Within my monoprint versions, a quietness is both a conscious and semiconscious manner of dealing with the reflections and anxieties of climate change. As descriptions of extreme heat washed over the planet, in my Wyoming home even in summer the opposite dominated, a cold gradually engulfed Wyoming. This previously bitter cold winter with multiple broken pipes, gave an anxiety to seasonal change at the beginning of the following, current winter , when I began Early Snow.
In this piece , the vegetation provides structural and emotional basis for the work, a re- invented reality. Generally ,I use weeds and backyard vegetation, in this case my Russian Olive tree. The vegetation is printed as a collagraph or raised surface. These prints use counter, ghost and direct print techniques, with the addition of pochoir, a hand done stencil, as block out or direct print as needed. As the work takes a life of its own , one responds to its needs. Each version uses multiple runs through the press to develop images on handmade Japanese Unryu meaning dragon tail -washi - meaning paper. The inks are modified in viscosity for an infinite, transparent or opaque variation. Compositionally ,each hue has its own demands. Then the selective placement of multiple colors, successively , brings life to the work in an unpredictable and sometimes pleasant surprise. That said , I am constantly striving to unite a nuanced painting sensibility within the confines of the print and to that end the layering and obliterating manner of application contributes.
Always, the subliminal apprehension of climate crisis exists in my work alongside of the inherent beauty of nature deconstructed and reinvented into its’ own realism.

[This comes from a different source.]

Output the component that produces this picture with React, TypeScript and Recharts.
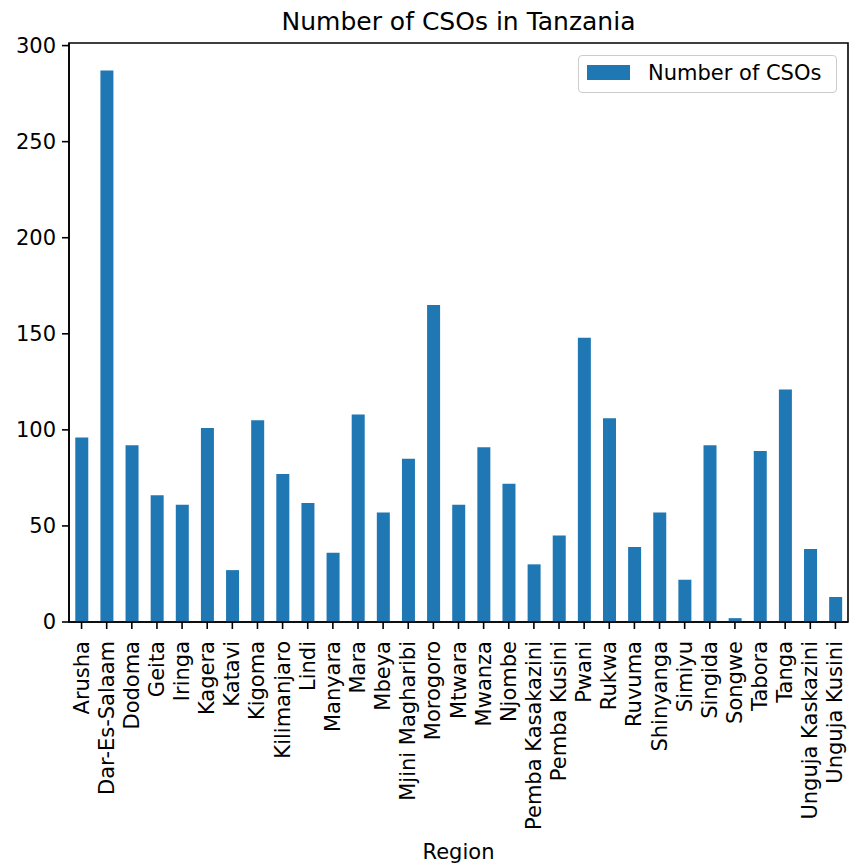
import React from "react";
import { Bar, BarChart, ReferenceArea, XAxis, YAxis } from "recharts";

const regions = [
  "Arusha", "Dar-Es-Salaam", "Dodoma", "Geita", "Iringa", "Kagera", "Katavi", "Kigoma",
  "Kilimanjaro", "Lindi", "Manyara", "Mara", "Mbeya", "Mjini Magharibi", "Morogoro", "Mtwara",
  "Mwanza", "Njombe", "Pemba Kasakazini", "Pemba Kusini", "Pwani", "Rukwa", "Ruvuma",
  "Shinyanga", "Simiyu", "Singida", "Songwe", "Tabora", "Tanga", "Unguja Kaskazini", "Unguja Kusini",
];
const csoCounts = [
  96, 287, 92, 66, 61, 101, 27, 105, 77, 62, 36, 108, 57, 85, 165, 61,
  91, 72, 30, 45, 148, 106, 39, 57, 22, 92, 2, 89, 121, 38, 13,
];
const yTicks = [0, 50, 100, 150, 200, 250, 300];
const Y_MAX = 301.35;

const data = regions.map((name, i) => ({ name, count: csoCounts[i] }));

const FONT = "'DejaVu Sans', sans-serif";

function RotatedTick(props: any) {
  const { x, y, payload } = props;
  return (
    <text
      transform={`translate(${x},${y + 10}) rotate(-90)`}
      textAnchor="end"
      dominantBaseline="central"
      fontSize={21}
      fill="#000"
      fontFamily={FONT}
    >
      {payload.value}
    </text>
  );
}

function LegendBox() {
  return (
    <div
      style={{
        position: "absolute",
        left: 578,
        top: 55,
        width: 259,
        height: 38,
        border: "1px solid #cccccc",
        borderRadius: 4,
        background: "rgba(255,255,255,0.8)",
        boxSizing: "border-box",
        fontFamily: FONT,
      }}
    >
      <div style={{ position: "absolute", left: 8, top: 9, width: 43, height: 15, background: "#1f77b4" }} />
      <div style={{ position: "absolute", left: 69, top: 3, fontSize: 21, lineHeight: "28px", color: "#000", whiteSpace: "nowrap" }}>
        Number of CSOs
      </div>
    </div>
  );
}

export default function App() {
  return (
    <div style={{ position: "fixed", left: 0, top: 0, width: 850, height: 865, background: "#fff", fontFamily: FONT }}>
      <div
        style={{
          position: "absolute",
          left: 69,
          width: 779,
          top: 6,
          textAlign: "center",
          fontSize: 25,
          lineHeight: "32px",
          color: "#000",
        }}
      >
        Number of CSOs in Tanzania
      </div>
      <BarChart
        width={850}
        height={865}
        data={data}
        margin={{ top: 43, right: 2, bottom: 0, left: 0 }}
        barCategoryGap="25%"
      >
        <XAxis
          dataKey="name"
          interval={0}
          height={243}
          tick={<RotatedTick />}
          tickSize={7}
          axisLine={{ stroke: "#000", strokeWidth: 1.6 }}
          tickLine={{ stroke: "#000", strokeWidth: 1.6 }}
          label={{ value: "Region", position: "insideBottom", offset: 6, fontSize: 21, fill: "#000", fontFamily: FONT }}
        />
        <YAxis
          domain={[0, Y_MAX]}
          ticks={yTicks}
          width={69}
          tickSize={7}
          tickMargin={6}
          allowDataOverflow
          tick={{ fontSize: 21, fill: "#000", fontFamily: FONT }}
          axisLine={{ stroke: "#000", strokeWidth: 1.6 }}
          tickLine={{ stroke: "#000", strokeWidth: 1.6 }}
        />
        <Bar dataKey="count" fill="#1f77b4" isAnimationActive={false} />
        <ReferenceArea
          y1={0}
          y2={Y_MAX}
          stroke="#000"
          strokeWidth={1.6}
          fill="none"
          fillOpacity={0}
          ifOverflow="visible"
        />
      </BarChart>
      <LegendBox />
    </div>
  );
}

As an aside, I truly believe, to paraphrase painter Wm. De Kooning , each artist does the making from their own particular soup of experiences. My mother’s family from Italy were paper traders in Japan ,where they intermarried, beginning in the 1820’s and my father’s family relocating to Argentina from Rome around the same time also with inter marriage with the native population, cultivated olive trees. Wyoming has been my home for most of my adult life.